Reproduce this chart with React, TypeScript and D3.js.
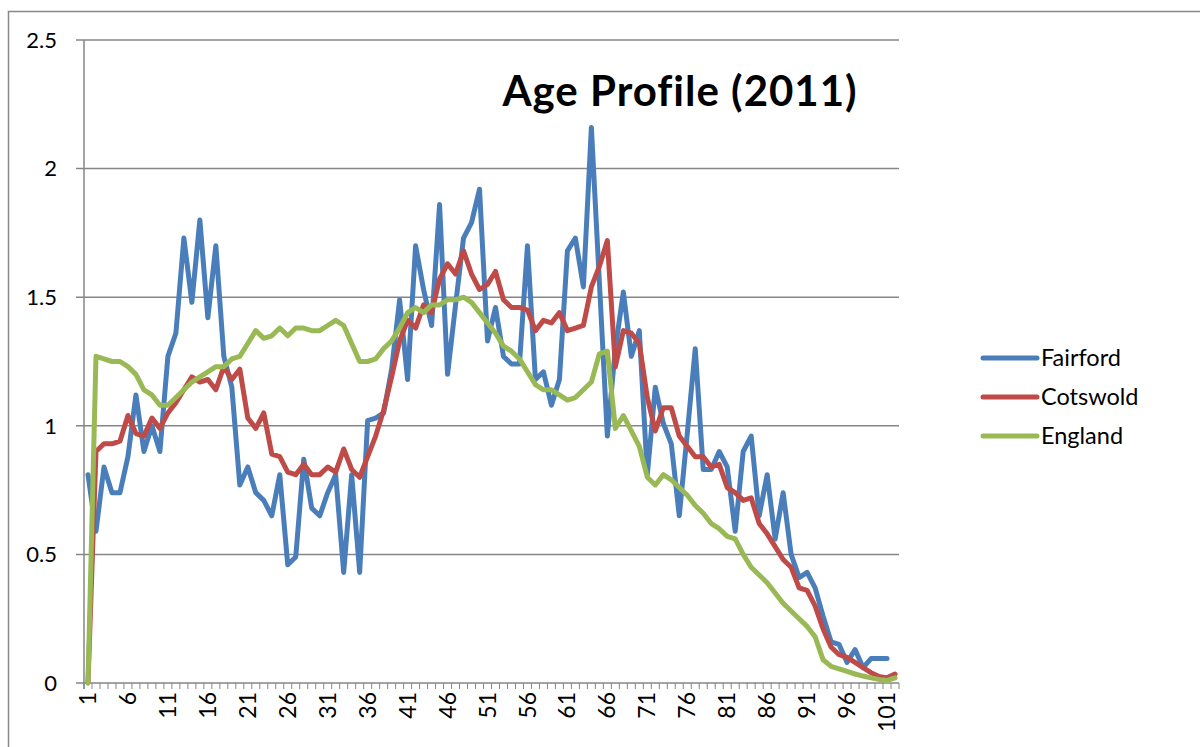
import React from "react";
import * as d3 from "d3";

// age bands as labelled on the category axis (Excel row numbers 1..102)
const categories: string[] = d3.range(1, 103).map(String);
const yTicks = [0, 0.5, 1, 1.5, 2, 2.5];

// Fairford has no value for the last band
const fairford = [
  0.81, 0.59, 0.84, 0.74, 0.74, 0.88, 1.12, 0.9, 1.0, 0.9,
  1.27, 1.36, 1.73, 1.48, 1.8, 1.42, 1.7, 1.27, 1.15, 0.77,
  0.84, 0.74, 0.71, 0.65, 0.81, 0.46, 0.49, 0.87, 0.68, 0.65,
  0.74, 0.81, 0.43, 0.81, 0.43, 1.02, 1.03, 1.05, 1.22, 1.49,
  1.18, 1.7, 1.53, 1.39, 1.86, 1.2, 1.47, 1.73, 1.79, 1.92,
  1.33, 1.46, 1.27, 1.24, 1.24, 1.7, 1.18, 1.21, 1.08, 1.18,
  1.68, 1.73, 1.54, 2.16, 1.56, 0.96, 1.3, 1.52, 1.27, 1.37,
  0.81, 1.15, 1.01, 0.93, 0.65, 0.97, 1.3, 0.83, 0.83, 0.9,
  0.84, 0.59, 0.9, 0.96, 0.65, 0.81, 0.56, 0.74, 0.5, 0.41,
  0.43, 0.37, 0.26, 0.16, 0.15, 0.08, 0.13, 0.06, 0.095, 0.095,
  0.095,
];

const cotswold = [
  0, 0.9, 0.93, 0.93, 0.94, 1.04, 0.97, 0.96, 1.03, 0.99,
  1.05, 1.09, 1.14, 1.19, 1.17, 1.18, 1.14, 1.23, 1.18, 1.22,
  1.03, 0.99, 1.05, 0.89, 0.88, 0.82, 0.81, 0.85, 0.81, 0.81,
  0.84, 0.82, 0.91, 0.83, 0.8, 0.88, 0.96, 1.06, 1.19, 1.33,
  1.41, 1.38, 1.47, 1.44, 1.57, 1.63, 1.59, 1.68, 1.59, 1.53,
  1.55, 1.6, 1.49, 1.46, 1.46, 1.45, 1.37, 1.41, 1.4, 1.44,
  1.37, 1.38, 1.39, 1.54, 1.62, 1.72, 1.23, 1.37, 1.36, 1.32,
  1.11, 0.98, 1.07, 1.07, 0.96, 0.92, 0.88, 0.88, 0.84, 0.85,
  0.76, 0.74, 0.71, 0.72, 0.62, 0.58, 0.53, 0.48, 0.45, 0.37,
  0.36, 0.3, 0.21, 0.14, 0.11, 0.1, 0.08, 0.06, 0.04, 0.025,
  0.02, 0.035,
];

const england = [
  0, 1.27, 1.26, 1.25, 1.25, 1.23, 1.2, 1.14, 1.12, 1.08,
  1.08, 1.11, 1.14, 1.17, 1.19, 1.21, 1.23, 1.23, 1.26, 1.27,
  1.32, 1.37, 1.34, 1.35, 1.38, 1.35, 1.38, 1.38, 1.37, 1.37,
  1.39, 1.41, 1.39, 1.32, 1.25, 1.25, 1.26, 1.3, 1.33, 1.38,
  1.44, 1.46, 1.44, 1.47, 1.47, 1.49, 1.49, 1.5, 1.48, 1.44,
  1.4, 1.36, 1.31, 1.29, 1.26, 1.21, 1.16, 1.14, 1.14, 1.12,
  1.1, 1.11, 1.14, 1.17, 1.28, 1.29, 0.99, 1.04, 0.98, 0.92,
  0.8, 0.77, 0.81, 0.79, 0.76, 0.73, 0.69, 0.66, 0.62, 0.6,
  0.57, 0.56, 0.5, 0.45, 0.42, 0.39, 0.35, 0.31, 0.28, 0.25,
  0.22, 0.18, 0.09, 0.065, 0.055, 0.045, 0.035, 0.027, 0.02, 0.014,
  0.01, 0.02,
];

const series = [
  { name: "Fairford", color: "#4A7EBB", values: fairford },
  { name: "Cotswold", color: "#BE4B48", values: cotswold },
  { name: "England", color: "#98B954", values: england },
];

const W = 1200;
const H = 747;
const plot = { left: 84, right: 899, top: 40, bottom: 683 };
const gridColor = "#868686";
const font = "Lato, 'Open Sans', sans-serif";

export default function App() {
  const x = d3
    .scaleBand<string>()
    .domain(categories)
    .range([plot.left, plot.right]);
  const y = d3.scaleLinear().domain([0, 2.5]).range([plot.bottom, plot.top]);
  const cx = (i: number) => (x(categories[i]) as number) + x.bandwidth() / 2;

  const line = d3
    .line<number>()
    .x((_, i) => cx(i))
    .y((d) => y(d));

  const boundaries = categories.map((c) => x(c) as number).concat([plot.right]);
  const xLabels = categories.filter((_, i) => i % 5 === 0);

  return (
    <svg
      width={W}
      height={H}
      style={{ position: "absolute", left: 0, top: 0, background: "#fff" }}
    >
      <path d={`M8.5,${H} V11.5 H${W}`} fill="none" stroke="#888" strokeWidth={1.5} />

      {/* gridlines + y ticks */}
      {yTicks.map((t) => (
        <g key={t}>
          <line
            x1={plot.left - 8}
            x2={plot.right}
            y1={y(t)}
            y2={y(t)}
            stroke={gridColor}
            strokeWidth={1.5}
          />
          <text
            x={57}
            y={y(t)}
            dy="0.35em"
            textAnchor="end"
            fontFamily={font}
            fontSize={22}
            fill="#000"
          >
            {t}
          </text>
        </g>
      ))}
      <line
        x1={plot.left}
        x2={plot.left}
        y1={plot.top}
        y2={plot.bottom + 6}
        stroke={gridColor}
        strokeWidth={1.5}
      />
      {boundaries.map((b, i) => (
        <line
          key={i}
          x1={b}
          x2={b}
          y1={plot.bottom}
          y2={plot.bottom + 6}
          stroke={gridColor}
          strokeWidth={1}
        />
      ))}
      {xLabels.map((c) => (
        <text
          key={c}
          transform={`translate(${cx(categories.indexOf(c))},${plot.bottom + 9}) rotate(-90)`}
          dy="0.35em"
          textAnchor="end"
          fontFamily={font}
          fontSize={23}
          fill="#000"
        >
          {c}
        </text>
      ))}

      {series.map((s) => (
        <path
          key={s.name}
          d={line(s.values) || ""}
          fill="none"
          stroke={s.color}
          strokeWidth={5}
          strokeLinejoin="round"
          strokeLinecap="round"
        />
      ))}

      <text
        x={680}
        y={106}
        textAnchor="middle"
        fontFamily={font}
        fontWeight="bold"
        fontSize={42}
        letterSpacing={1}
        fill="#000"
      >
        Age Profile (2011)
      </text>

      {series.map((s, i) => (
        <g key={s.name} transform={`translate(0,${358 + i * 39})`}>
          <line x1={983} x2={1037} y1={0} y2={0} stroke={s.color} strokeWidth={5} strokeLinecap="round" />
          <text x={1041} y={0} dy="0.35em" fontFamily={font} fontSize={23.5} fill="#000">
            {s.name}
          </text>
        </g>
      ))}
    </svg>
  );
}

▶ _WRITTEN REQUEST_: Using the data above, write out every line exactly, leaving the images behind.

▶ _ANSWER_:
Reproduce this chart with React, TypeScript and D3.js.
import React from "react";
import * as d3 from "d3";

// age bands as labelled on the category axis (Excel row numbers 1..102)
const categories: string[] = d3.range(1, 103).map(String);
const yTicks = [0, 0.5, 1, 1.5, 2, 2.5];

// Fairford has no value for the last band
const fairford = [
  0.81, 0.59, 0.84, 0.74, 0.74, 0.88, 1.12, 0.9, 1.0, 0.9,
  1.27, 1.36, 1.73, 1.48, 1.8, 1.42, 1.7, 1.27, 1.15, 0.77,
  0.84, 0.74, 0.71, 0.65, 0.81, 0.46, 0.49, 0.87, 0.68, 0.65,
  0.74, 0.81, 0.43, 0.81, 0.43, 1.02, 1.03, 1.05, 1.22, 1.49,
  1.18, 1.7, 1.53, 1.39, 1.86, 1.2, 1.47, 1.73, 1.79, 1.92,
  1.33, 1.46, 1.27, 1.24, 1.24, 1.7, 1.18, 1.21, 1.08, 1.18,
  1.68, 1.73, 1.54, 2.16, 1.56, 0.96, 1.3, 1.52, 1.27, 1.37,
  0.81, 1.15, 1.01, 0.93, 0.65, 0.97, 1.3, 0.83, 0.83, 0.9,
  0.84, 0.59, 0.9, 0.96, 0.65, 0.81, 0.56, 0.74, 0.5, 0.41,
  0.43, 0.37, 0.26, 0.16, 0.15, 0.08, 0.13, 0.06, 0.095, 0.095,
  0.095,
];

const cotswold = [
  0, 0.9, 0.93, 0.93, 0.94, 1.04, 0.97, 0.96, 1.03, 0.99,
  1.05, 1.09, 1.14, 1.19, 1.17, 1.18, 1.14, 1.23, 1.18, 1.22,
  1.03, 0.99, 1.05, 0.89, 0.88, 0.82, 0.81, 0.85, 0.81, 0.81,
  0.84, 0.82, 0.91, 0.83, 0.8, 0.88, 0.96, 1.06, 1.19, 1.33,
  1.41, 1.38, 1.47, 1.44, 1.57, 1.63, 1.59, 1.68, 1.59, 1.53,
  1.55, 1.6, 1.49, 1.46, 1.46, 1.45, 1.37, 1.41, 1.4, 1.44,
  1.37, 1.38, 1.39, 1.54, 1.62, 1.72, 1.23, 1.37, 1.36, 1.32,
  1.11, 0.98, 1.07, 1.07, 0.96, 0.92, 0.88, 0.88, 0.84, 0.85,
  0.76, 0.74, 0.71, 0.72, 0.62, 0.58, 0.53, 0.48, 0.45, 0.37,
  0.36, 0.3, 0.21, 0.14, 0.11, 0.1, 0.08, 0.06, 0.04, 0.025,
  0.02, 0.035,
];

const england = [
  0, 1.27, 1.26, 1.25, 1.25, 1.23, 1.2, 1.14, 1.12, 1.08,
  1.08, 1.11, 1.14, 1.17, 1.19, 1.21, 1.23, 1.23, 1.26, 1.27,
  1.32, 1.37, 1.34, 1.35, 1.38, 1.35, 1.38, 1.38, 1.37, 1.37,
  1.39, 1.41, 1.39, 1.32, 1.25, 1.25, 1.26, 1.3, 1.33, 1.38,
  1.44, 1.46, 1.44, 1.47, 1.47, 1.49, 1.49, 1.5, 1.48, 1.44,
  1.4, 1.36, 1.31, 1.29, 1.26, 1.21, 1.16, 1.14, 1.14, 1.12,
  1.1, 1.11, 1.14, 1.17, 1.28, 1.29, 0.99, 1.04, 0.98, 0.92,
  0.8, 0.77, 0.81, 0.79, 0.76, 0.73, 0.69, 0.66, 0.62, 0.6,
  0.57, 0.56, 0.5, 0.45, 0.42, 0.39, 0.35, 0.31, 0.28, 0.25,
  0.22, 0.18, 0.09, 0.065, 0.055, 0.045, 0.035, 0.027, 0.02, 0.014,
  0.01, 0.02,
];

const series = [
  { name: "Fairford", color: "#4A7EBB", values: fairford },
  { name: "Cotswold", color: "#BE4B48", values: cotswold },
  { name: "England", color: "#98B954", values: england },
];

const W = 1200;
const H = 747;
const plot = { left: 84, right: 899, top: 40, bottom: 683 };
const gridColor = "#868686";
const font = "Lato, 'Open Sans', sans-serif";

export default function App() {
  const x = d3
    .scaleBand<string>()
    .domain(categories)
    .range([plot.left, plot.right]);
  const y = d3.scaleLinear().domain([0, 2.5]).range([plot.bottom, plot.top]);
  const cx = (i: number) => (x(categories[i]) as number) + x.bandwidth() / 2;

  const line = d3
    .line<number>()
    .x((_, i) => cx(i))
    .y((d) => y(d));

  const boundaries = categories.map((c) => x(c) as number).concat([plot.right]);
  const xLabels = categories.filter((_, i) => i % 5 === 0);

  return (
    <svg
      width={W}
      height={H}
      style={{ position: "absolute", left: 0, top: 0, background: "#fff" }}
    >
      <path d={`M8.5,${H} V11.5 H${W}`} fill="none" stroke="#888" strokeWidth={1.5} />

      {/* gridlines + y ticks */}
      {yTicks.map((t) => (
        <g key={t}>
          <line
            x1={plot.left - 8}
            x2={plot.right}
            y1={y(t)}
            y2={y(t)}
            stroke={gridColor}
            strokeWidth={1.5}
          />
          <text
            x={57}
            y={y(t)}
            dy="0.35em"
            textAnchor="end"
            fontFamily={font}
            fontSize={22}
            fill="#000"
          >
            {t}
          </text>
        </g>
      ))}
      <line
        x1={plot.left}
        x2={plot.left}
        y1={plot.top}
        y2={plot.bottom + 6}
        stroke={gridColor}
        strokeWidth={1.5}
      />
      {boundaries.map((b, i) => (
        <line
          key={i}
          x1={b}
          x2={b}
          y1={plot.bottom}
          y2={plot.bottom + 6}
          stroke={gridColor}
          strokeWidth={1}
        />
      ))}
      {xLabels.map((c) => (
        <text
          key={c}
          transform={`translate(${cx(categories.indexOf(c))},${plot.bottom + 9}) rotate(-90)`}
          dy="0.35em"
          textAnchor="end"
          fontFamily={font}
          fontSize={23}
          fill="#000"
        >
          {c}
        </text>
      ))}

      {series.map((s) => (
        <path
          key={s.name}
          d={line(s.values) || ""}
          fill="none"
          stroke={s.color}
          strokeWidth={5}
          strokeLinejoin="round"
          strokeLinecap="round"
        />
      ))}

      <text
        x={680}
        y={106}
        textAnchor="middle"
        fontFamily={font}
        fontWeight="bold"
        fontSize={42}
        letterSpacing={1}
        fill="#000"
      >
        Age Profile (2011)
      </text>

      {series.map((s, i) => (
        <g key={s.name} transform={`translate(0,${358 + i * 39})`}>
          <line x1={983} x2={1037} y1={0} y2={0} stroke={s.color} strokeWidth={5} strokeLinecap="round" />
          <text x={1041} y={0} dy="0.35em" fontFamily={font} fontSize={23.5} fill="#000">
            {s.name}
          </text>
        </g>
      ))}
    </svg>
  );
}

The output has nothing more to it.